**Task to carry out**
Pictures excluded, return the lines below from the first through the line holding "(9,1192) -- (9,10)".

**Data excerpt**
+ + + +

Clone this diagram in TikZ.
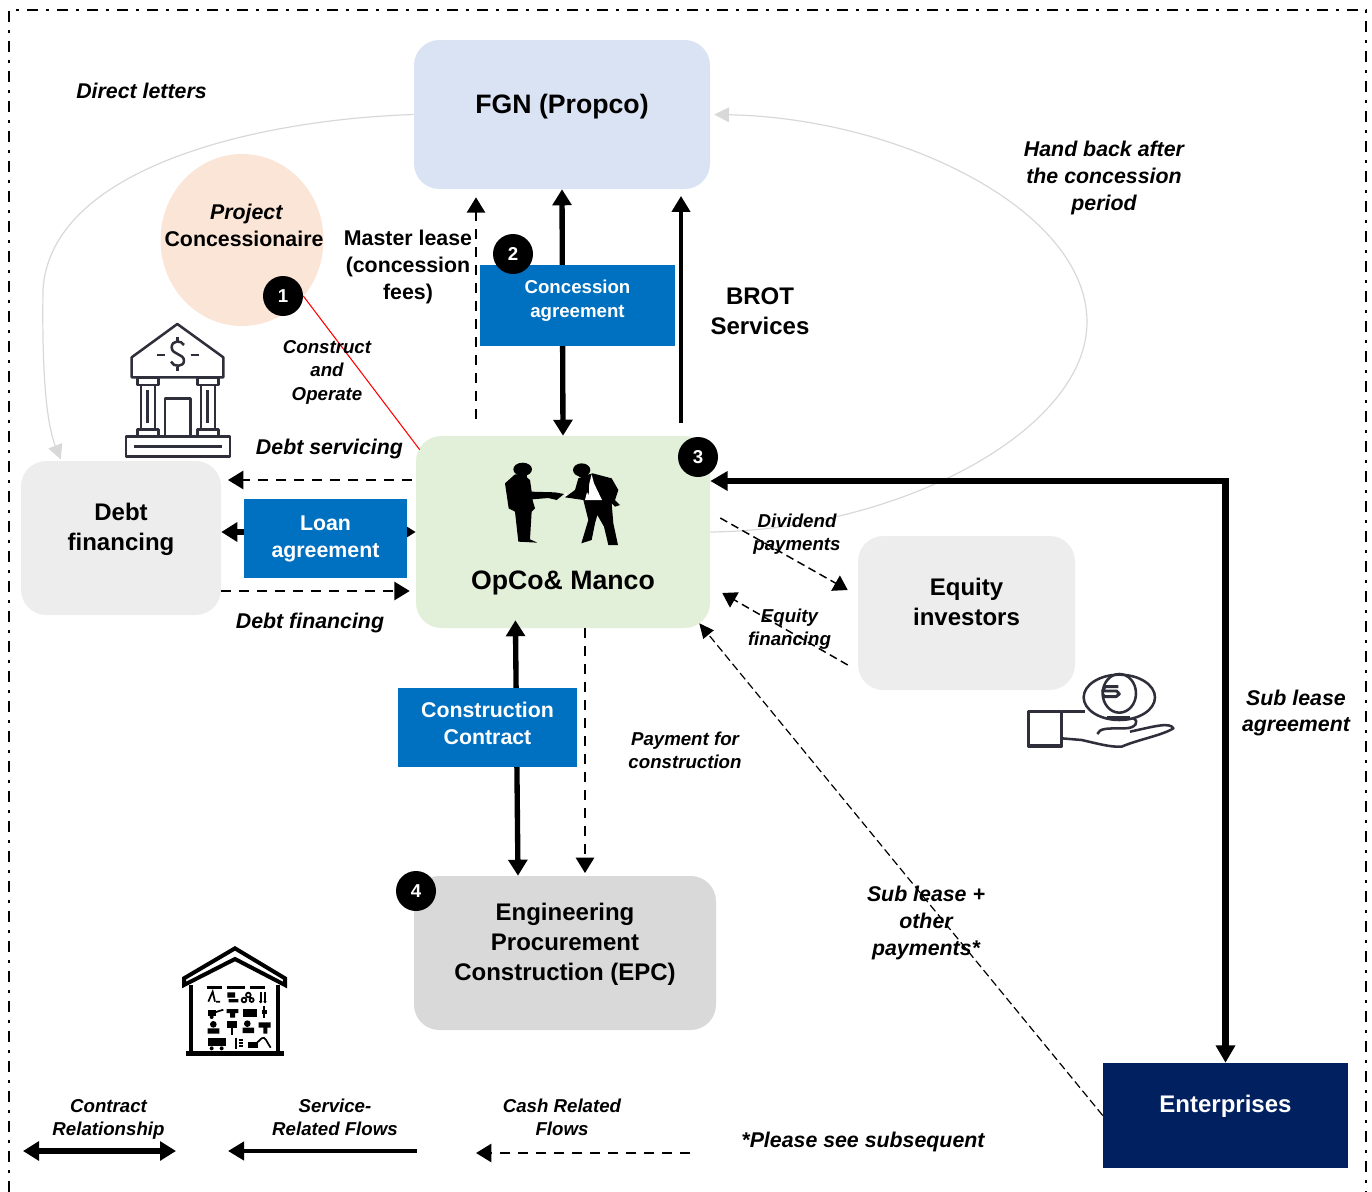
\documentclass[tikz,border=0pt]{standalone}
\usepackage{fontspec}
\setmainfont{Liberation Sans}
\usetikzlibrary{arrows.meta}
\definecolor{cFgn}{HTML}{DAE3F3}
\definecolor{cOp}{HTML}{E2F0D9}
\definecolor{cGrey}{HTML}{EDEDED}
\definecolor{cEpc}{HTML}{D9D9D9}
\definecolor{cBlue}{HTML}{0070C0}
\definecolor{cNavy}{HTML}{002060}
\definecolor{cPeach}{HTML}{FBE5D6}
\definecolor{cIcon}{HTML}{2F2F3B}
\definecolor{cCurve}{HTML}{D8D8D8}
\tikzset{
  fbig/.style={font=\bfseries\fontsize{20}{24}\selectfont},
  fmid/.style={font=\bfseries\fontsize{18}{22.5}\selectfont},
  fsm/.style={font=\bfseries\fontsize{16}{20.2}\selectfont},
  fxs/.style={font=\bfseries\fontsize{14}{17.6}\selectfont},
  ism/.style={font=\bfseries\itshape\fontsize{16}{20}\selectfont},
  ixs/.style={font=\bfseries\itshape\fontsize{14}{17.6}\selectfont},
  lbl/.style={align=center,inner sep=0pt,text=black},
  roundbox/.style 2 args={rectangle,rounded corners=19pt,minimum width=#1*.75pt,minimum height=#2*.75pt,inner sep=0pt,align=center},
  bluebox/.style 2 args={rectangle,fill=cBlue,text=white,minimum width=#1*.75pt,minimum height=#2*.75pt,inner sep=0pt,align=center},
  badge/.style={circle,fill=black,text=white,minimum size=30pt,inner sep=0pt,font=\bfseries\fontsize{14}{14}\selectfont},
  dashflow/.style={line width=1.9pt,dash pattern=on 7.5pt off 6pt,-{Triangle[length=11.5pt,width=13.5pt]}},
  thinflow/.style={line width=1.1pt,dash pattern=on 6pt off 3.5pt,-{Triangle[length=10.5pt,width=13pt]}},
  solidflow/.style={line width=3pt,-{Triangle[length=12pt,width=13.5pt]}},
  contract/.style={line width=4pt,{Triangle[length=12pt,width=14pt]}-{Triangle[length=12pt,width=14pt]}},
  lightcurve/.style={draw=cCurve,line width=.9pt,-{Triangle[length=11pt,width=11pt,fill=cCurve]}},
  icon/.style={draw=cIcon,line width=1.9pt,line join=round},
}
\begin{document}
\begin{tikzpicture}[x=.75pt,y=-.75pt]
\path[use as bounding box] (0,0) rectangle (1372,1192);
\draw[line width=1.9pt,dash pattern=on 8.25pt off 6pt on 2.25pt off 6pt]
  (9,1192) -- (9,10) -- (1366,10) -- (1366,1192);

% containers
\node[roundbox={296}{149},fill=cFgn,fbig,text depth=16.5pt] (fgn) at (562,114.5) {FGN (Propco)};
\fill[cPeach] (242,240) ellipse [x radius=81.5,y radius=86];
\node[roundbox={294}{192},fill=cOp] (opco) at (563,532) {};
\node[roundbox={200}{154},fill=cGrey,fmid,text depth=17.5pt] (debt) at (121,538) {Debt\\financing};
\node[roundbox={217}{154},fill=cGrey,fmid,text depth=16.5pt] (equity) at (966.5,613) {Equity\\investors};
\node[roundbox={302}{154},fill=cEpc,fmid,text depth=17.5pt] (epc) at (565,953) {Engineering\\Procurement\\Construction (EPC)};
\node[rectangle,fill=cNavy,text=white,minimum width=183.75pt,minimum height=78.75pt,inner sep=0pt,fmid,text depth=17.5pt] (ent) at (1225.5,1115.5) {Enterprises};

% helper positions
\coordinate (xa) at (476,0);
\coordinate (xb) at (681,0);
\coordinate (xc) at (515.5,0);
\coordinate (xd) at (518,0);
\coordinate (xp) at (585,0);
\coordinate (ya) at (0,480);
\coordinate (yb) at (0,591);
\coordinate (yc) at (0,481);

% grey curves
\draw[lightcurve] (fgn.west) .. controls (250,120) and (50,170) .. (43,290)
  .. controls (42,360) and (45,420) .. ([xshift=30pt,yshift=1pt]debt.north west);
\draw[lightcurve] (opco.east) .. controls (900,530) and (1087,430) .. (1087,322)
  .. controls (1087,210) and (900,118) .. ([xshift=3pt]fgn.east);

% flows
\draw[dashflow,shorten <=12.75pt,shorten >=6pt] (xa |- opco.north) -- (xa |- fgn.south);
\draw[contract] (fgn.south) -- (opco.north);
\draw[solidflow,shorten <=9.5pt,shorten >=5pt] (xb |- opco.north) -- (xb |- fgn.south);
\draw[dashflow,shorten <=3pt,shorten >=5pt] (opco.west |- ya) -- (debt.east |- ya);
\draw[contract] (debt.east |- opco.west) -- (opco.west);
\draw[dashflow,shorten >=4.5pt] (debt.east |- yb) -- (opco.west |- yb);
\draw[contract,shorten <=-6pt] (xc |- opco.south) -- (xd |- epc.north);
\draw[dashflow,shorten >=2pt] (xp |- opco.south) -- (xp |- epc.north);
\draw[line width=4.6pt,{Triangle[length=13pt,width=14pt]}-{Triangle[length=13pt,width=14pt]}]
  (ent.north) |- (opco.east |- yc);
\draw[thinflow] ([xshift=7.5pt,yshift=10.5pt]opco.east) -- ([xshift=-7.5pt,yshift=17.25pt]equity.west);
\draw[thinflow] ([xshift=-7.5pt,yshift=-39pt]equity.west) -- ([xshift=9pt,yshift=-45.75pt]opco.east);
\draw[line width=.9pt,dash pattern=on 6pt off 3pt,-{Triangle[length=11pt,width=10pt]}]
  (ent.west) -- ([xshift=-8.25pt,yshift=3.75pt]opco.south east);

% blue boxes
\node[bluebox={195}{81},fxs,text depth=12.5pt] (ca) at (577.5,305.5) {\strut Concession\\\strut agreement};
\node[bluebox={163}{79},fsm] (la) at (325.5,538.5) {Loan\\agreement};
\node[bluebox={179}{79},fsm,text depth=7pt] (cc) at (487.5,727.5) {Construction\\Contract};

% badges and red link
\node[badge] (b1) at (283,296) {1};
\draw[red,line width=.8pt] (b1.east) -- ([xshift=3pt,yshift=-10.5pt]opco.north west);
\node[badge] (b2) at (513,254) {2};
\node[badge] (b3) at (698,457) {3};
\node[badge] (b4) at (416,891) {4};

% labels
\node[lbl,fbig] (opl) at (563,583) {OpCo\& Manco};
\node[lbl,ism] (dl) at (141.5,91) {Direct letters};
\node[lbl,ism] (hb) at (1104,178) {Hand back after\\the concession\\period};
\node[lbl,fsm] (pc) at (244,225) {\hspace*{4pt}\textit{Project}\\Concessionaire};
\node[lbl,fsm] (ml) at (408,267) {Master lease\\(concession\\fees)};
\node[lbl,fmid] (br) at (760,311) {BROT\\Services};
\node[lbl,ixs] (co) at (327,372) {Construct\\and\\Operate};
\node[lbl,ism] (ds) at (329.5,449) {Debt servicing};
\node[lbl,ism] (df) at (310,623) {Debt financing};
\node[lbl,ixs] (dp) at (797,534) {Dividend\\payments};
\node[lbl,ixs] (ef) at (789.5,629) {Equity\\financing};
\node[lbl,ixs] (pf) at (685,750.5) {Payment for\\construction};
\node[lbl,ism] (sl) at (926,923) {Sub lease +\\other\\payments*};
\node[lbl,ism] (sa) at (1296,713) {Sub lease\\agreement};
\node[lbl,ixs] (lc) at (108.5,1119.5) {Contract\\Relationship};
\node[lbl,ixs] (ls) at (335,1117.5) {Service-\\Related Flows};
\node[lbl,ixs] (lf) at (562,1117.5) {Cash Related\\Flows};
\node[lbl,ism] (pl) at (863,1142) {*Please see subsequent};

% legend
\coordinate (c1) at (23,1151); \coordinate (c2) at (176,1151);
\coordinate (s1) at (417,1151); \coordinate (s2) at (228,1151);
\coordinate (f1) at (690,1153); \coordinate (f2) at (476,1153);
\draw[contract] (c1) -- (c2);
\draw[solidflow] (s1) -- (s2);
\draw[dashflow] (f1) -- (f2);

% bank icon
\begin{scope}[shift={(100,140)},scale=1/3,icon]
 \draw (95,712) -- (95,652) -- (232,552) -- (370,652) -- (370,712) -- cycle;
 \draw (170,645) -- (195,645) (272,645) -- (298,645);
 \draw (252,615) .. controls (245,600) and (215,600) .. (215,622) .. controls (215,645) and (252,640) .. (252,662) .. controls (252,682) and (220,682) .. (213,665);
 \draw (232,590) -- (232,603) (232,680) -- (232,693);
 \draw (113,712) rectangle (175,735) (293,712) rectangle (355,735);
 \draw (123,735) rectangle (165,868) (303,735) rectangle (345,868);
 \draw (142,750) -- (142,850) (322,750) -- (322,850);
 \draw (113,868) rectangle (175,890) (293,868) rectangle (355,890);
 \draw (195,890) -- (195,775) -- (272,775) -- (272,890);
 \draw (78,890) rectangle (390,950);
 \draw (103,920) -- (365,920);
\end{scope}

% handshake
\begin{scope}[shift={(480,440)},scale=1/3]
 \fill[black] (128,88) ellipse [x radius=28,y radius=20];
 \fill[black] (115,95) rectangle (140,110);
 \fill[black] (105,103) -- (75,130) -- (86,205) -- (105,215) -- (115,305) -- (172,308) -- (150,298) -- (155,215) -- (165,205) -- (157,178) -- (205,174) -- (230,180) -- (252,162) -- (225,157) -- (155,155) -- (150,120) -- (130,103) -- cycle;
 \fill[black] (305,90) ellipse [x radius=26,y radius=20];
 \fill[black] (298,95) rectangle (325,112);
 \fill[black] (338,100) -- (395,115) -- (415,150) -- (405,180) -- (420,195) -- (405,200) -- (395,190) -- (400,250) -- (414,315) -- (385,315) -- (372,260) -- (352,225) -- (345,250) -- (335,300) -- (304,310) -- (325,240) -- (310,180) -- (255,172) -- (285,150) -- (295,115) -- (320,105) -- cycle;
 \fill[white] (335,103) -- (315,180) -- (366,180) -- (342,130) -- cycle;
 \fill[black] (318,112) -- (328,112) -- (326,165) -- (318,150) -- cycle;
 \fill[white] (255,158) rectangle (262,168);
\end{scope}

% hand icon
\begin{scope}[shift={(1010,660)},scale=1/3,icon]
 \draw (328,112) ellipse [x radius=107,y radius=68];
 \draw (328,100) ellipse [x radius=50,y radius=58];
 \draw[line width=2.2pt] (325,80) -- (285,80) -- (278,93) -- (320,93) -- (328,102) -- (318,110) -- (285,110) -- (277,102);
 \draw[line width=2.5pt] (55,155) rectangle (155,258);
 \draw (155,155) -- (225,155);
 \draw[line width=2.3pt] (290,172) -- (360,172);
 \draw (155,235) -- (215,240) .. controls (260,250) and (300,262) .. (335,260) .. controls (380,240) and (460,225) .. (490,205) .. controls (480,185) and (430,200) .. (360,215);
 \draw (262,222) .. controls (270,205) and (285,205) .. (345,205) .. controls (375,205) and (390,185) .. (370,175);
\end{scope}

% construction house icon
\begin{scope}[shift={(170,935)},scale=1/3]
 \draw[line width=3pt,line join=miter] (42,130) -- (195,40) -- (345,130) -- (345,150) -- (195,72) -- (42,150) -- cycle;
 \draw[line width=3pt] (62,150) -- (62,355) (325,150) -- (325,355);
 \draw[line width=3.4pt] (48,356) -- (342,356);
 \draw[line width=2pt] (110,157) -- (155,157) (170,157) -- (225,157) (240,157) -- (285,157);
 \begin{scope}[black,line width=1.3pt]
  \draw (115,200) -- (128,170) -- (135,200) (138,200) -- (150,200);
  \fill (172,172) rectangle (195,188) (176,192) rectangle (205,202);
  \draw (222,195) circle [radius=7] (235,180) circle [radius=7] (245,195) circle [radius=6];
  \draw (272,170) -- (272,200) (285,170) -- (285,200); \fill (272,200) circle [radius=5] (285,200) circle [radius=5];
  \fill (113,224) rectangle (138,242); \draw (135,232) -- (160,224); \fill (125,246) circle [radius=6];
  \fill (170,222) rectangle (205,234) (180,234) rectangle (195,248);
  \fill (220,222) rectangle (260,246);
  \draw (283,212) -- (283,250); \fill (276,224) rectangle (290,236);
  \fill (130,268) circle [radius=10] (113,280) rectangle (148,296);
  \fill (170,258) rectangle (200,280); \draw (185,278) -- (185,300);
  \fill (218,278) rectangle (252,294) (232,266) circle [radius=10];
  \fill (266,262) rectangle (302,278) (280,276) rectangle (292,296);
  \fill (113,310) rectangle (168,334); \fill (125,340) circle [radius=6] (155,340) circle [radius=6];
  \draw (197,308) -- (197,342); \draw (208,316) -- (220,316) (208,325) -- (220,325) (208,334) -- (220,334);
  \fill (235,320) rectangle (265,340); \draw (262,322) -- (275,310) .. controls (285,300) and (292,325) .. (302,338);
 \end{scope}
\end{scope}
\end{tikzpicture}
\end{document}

+ + + +

**Reply**
Clone this diagram in TikZ.
\documentclass[tikz,border=0pt]{standalone}
\usepackage{fontspec}
\setmainfont{Liberation Sans}
\usetikzlibrary{arrows.meta}
\definecolor{cFgn}{HTML}{DAE3F3}
\definecolor{cOp}{HTML}{E2F0D9}
\definecolor{cGrey}{HTML}{EDEDED}
\definecolor{cEpc}{HTML}{D9D9D9}
\definecolor{cBlue}{HTML}{0070C0}
\definecolor{cNavy}{HTML}{002060}
\definecolor{cPeach}{HTML}{FBE5D6}
\definecolor{cIcon}{HTML}{2F2F3B}
\definecolor{cCurve}{HTML}{D8D8D8}
\tikzset{
  fbig/.style={font=\bfseries\fontsize{20}{24}\selectfont},
  fmid/.style={font=\bfseries\fontsize{18}{22.5}\selectfont},
  fsm/.style={font=\bfseries\fontsize{16}{20.2}\selectfont},
  fxs/.style={font=\bfseries\fontsize{14}{17.6}\selectfont},
  ism/.style={font=\bfseries\itshape\fontsize{16}{20}\selectfont},
  ixs/.style={font=\bfseries\itshape\fontsize{14}{17.6}\selectfont},
  lbl/.style={align=center,inner sep=0pt,text=black},
  roundbox/.style 2 args={rectangle,rounded corners=19pt,minimum width=#1*.75pt,minimum height=#2*.75pt,inner sep=0pt,align=center},
  bluebox/.style 2 args={rectangle,fill=cBlue,text=white,minimum width=#1*.75pt,minimum height=#2*.75pt,inner sep=0pt,align=center},
  badge/.style={circle,fill=black,text=white,minimum size=30pt,inner sep=0pt,font=\bfseries\fontsize{14}{14}\selectfont},
  dashflow/.style={line width=1.9pt,dash pattern=on 7.5pt off 6pt,-{Triangle[length=11.5pt,width=13.5pt]}},
  thinflow/.style={line width=1.1pt,dash pattern=on 6pt off 3.5pt,-{Triangle[length=10.5pt,width=13pt]}},
  solidflow/.style={line width=3pt,-{Triangle[length=12pt,width=13.5pt]}},
  contract/.style={line width=4pt,{Triangle[length=12pt,width=14pt]}-{Triangle[length=12pt,width=14pt]}},
  lightcurve/.style={draw=cCurve,line width=.9pt,-{Triangle[length=11pt,width=11pt,fill=cCurve]}},
  icon/.style={draw=cIcon,line width=1.9pt,line join=round},
}
\begin{document}
\begin{tikzpicture}[x=.75pt,y=-.75pt]
\path[use as bounding box] (0,0) rectangle (1372,1192);
\draw[line width=1.9pt,dash pattern=on 8.25pt off 6pt on 2.25pt off 6pt]
  (9,1192) -- (9,10) -- (1366,10) -- (1366,1192);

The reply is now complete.